*Problem statement*
Return each line of the data below verbatim; pictures are to be left out.

:::

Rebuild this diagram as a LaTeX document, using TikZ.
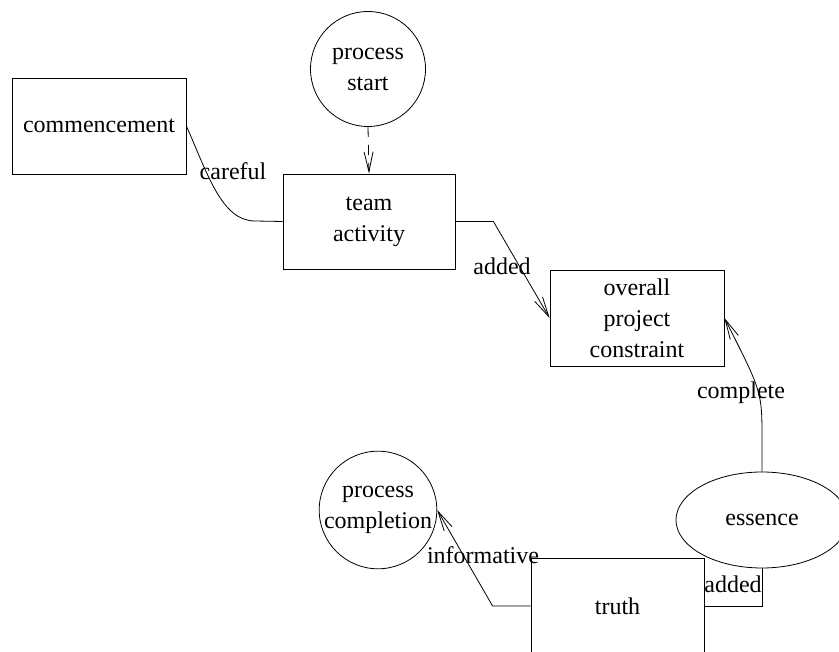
\documentclass[tikz,border=0pt]{standalone}
\usepackage{fontspec}
\setmainfont{Liberation Serif}
\usetikzlibrary{arrows.meta,shapes.geometric}
\begin{document}
\begin{tikzpicture}[x=1pt,y=-1pt,
  every node/.style={font=\fontsize{24}{31}\selectfont, align=center, inner sep=0pt},
  boxnode/.style={draw, rectangle, line width=0.8pt, minimum width=174pt, minimum height=96pt},
  circnode/.style={draw, circle, line width=0.8pt, minimum size=115pt},
  ellnode/.style={draw, ellipse, line width=0.8pt, minimum width=172pt, minimum height=96pt},
  conn/.style={line width=0.8pt},
  arr/.style={conn, -{Straight Barb[length=20pt,width=9pt]}},
  lbl/.style={anchor=base}]
\useasboundingbox (0,0) rectangle (839,652);
\clip (0,0) rectangle (839,652);
\fill[white] (0,0) rectangle (839,652);

\node[boxnode] (cm) at (99,126) {commencement};
\node[circnode] (ps) at (368,69) {process\\start};
\node[boxnode, minimum width=172pt, minimum height=95pt] (ta) at (369,221.5) {team\\activity};
\node[boxnode] (op) at (637,318) {overall\\project\\constraint};
\node[ellnode] (es) at (762,520) {essence};
\node[circnode] (pc) at (378,510) {process\\completion};
\node[boxnode, minimum width=173pt] (tr) at (617.5,606) {truth};

\draw[conn] (cm.east) .. controls (208,175) and (222,221) .. (255,221) -- (ta.west);
\draw[arr, dash pattern=on 10pt off 8pt] (ps.south) -- (ta.north);
\draw[arr] (ta.east) -- ++(38,0) -- (op.west);
\draw[arr] (es.north) -- ++(0,-32) .. controls (762,392) .. (op.east);
\draw[arr] (tr.west) -- ++(-38,0) -- (pc.east);
\draw[conn] (es.south) |- (tr.east);

\node[lbl] (l1) at (233,180) {careful};
\node[lbl] (l2) at (502,275) {added};
\node[lbl] (l3) at (741,399) {complete};
\node[lbl] (l4) at (483,563) {informative};
\node[lbl] (l5) at (733,592) {added};
\end{tikzpicture}
\end{document}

:::

*Answer to this exercise*
Rebuild this diagram as a LaTeX document, using TikZ.
\documentclass[tikz,border=0pt]{standalone}
\usepackage{fontspec}
\setmainfont{Liberation Serif}
\usetikzlibrary{arrows.meta,shapes.geometric}
\begin{document}
\begin{tikzpicture}[x=1pt,y=-1pt,
  every node/.style={font=\fontsize{24}{31}\selectfont, align=center, inner sep=0pt},
  boxnode/.style={draw, rectangle, line width=0.8pt, minimum width=174pt, minimum height=96pt},
  circnode/.style={draw, circle, line width=0.8pt, minimum size=115pt},
  ellnode/.style={draw, ellipse, line width=0.8pt, minimum width=172pt, minimum height=96pt},
  conn/.style={line width=0.8pt},
  arr/.style={conn, -{Straight Barb[length=20pt,width=9pt]}},
  lbl/.style={anchor=base}]
\useasboundingbox (0,0) rectangle (839,652);
\clip (0,0) rectangle (839,652);
\fill[white] (0,0) rectangle (839,652);

\node[boxnode] (cm) at (99,126) {commencement};
\node[circnode] (ps) at (368,69) {process\\start};
\node[boxnode, minimum width=172pt, minimum height=95pt] (ta) at (369,221.5) {team\\activity};
\node[boxnode] (op) at (637,318) {overall\\project\\constraint};
\node[ellnode] (es) at (762,520) {essence};
\node[circnode] (pc) at (378,510) {process\\completion};
\node[boxnode, minimum width=173pt] (tr) at (617.5,606) {truth};

\draw[conn] (cm.east) .. controls (208,175) and (222,221) .. (255,221) -- (ta.west);
\draw[arr, dash pattern=on 10pt off 8pt] (ps.south) -- (ta.north);
\draw[arr] (ta.east) -- ++(38,0) -- (op.west);
\draw[arr] (es.north) -- ++(0,-32) .. controls (762,392) .. (op.east);
\draw[arr] (tr.west) -- ++(-38,0) -- (pc.east);
\draw[conn] (es.south) |- (tr.east);

\node[lbl] (l1) at (233,180) {careful};
\node[lbl] (l2) at (502,275) {added};
\node[lbl] (l3) at (741,399) {complete};
\node[lbl] (l4) at (483,563) {informative};
\node[lbl] (l5) at (733,592) {added};
\end{tikzpicture}
\end{document}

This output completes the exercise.